* Task description *
Identify the lines that include the word "this", then copy all of them.

* Excerpted records *
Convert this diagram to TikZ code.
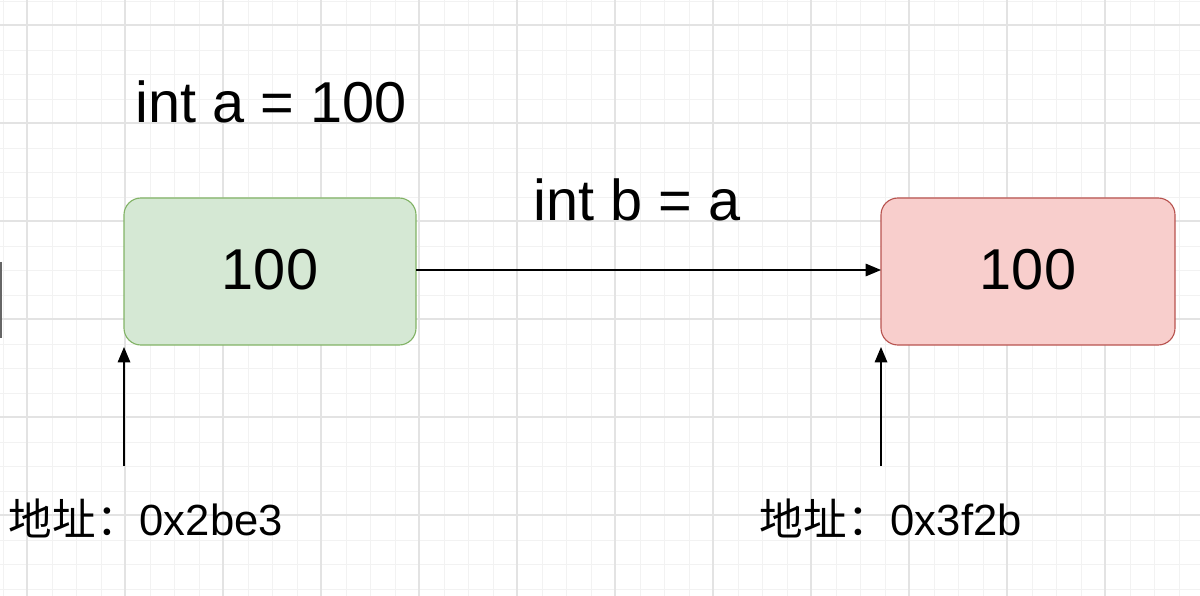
\documentclass[tikz,border=0pt]{standalone}
\usepackage{fontspec}
\setmainfont{Liberation Sans}
\newfontfamily\cjk{Noto Sans CJK SC}
\usetikzlibrary{arrows.meta}
\definecolor{boxgreen}{RGB}{213,232,212}
\definecolor{linegreen}{RGB}{130,179,102}
\definecolor{boxred}{RGB}{248,206,204}
\definecolor{linered}{RGB}{184,84,80}
\tikzset{
  membox/.style={rounded corners=12pt, line width=0.8pt},
  ptr/.style={-{Triangle[length=11pt,width=9pt]}, line width=0.9pt},
  big/.style={font=\fontsize{41}{44}\selectfont},
  addr/.style={font=\fontsize{31}{34}\selectfont, anchor=west}
}
\begin{document}
\begin{tikzpicture}[x=0.025cm,y=-0.025cm]
\useasboundingbox (0,0) rectangle (1200,596);
% grid
\foreach \x in {3,27.5,...,1200} \draw[black!5, line width=0.6pt] (\x,0) -- (\x,596);
\foreach \y in {1,25.5,...,596} \draw[black!5, line width=0.6pt] (0,\y) -- (1200,\y);
\foreach \x in {27,125,...,1200} \draw[black!11, line width=0.9pt] (\x,0) -- (\x,596);
\foreach \y in {25,123,...,596} \draw[black!11, line width=0.9pt] (0,\y) -- (1200,\y);
\draw[black!60, line width=2pt] (1,262) -- (1,338);
% boxes
\draw[membox, fill=boxgreen, draw=linegreen] (124,198) rectangle (416,345);
\node[big] (va) at (270,270) {100};
\draw[membox, fill=boxred, draw=linered] (881,198) rectangle (1175,345);
\node[big] (vb) at (1028,270) {100};
\coordinate (aout) at (416,270);
\coordinate (bin) at (881,270);
\draw[ptr] (aout) -- (bin);
\node[big] (decla) at (271,102) {int a = 100};
\node[big] (declb) at (637,200) {int b = a};
% addresses
\node[addr] (adda) at (4,518) {{\cjk 地址：}0x2be3};
\node[addr] (addb) at (755,518) {{\cjk 地址：}0x3f2b};
\coordinate (pa) at (124,466);
\coordinate (ta) at (124,347);
\coordinate (pb) at (881,466);
\coordinate (tb) at (881,347);
\draw[ptr] (pa) -- (ta);
\draw[ptr] (pb) -- (tb);
\end{tikzpicture}
\end{document}
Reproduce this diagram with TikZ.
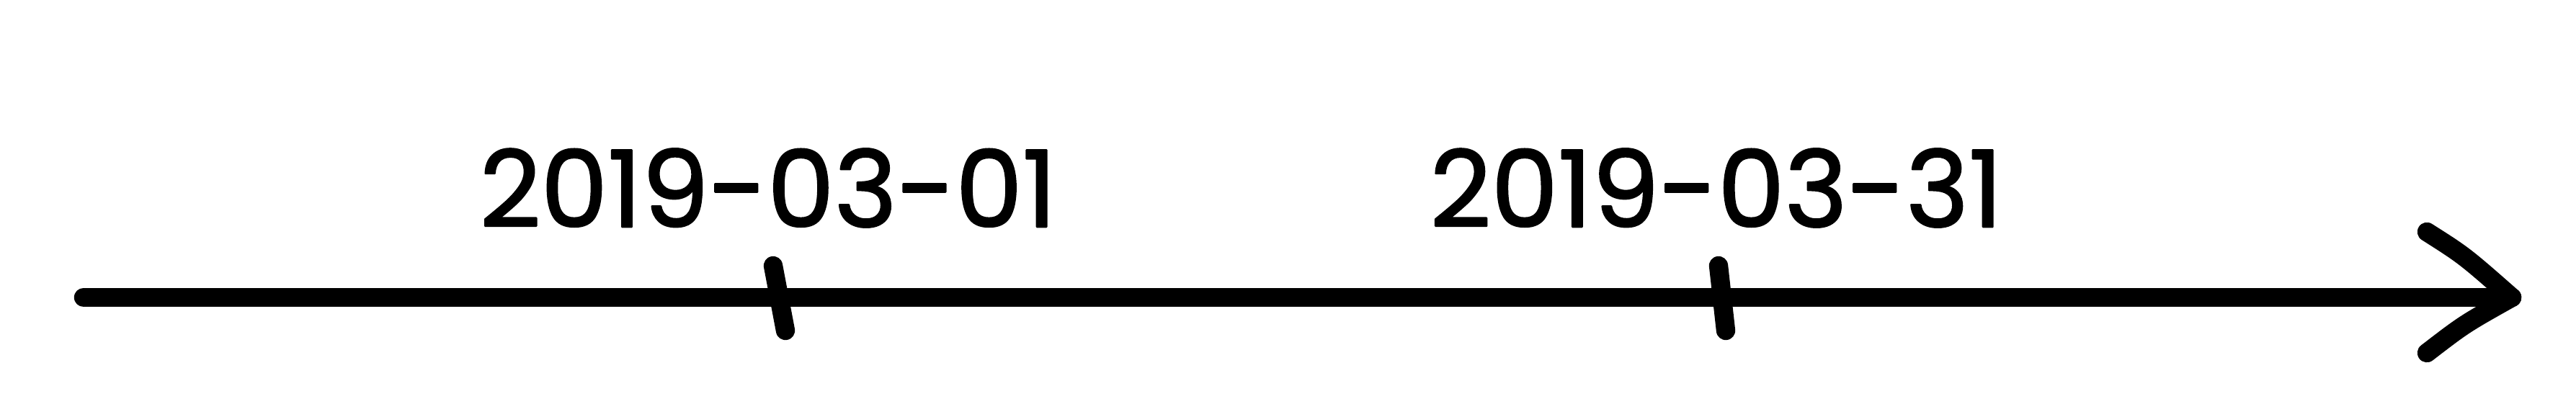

* Finished answer *
Convert this diagram to TikZ code.
Reproduce this diagram with TikZ.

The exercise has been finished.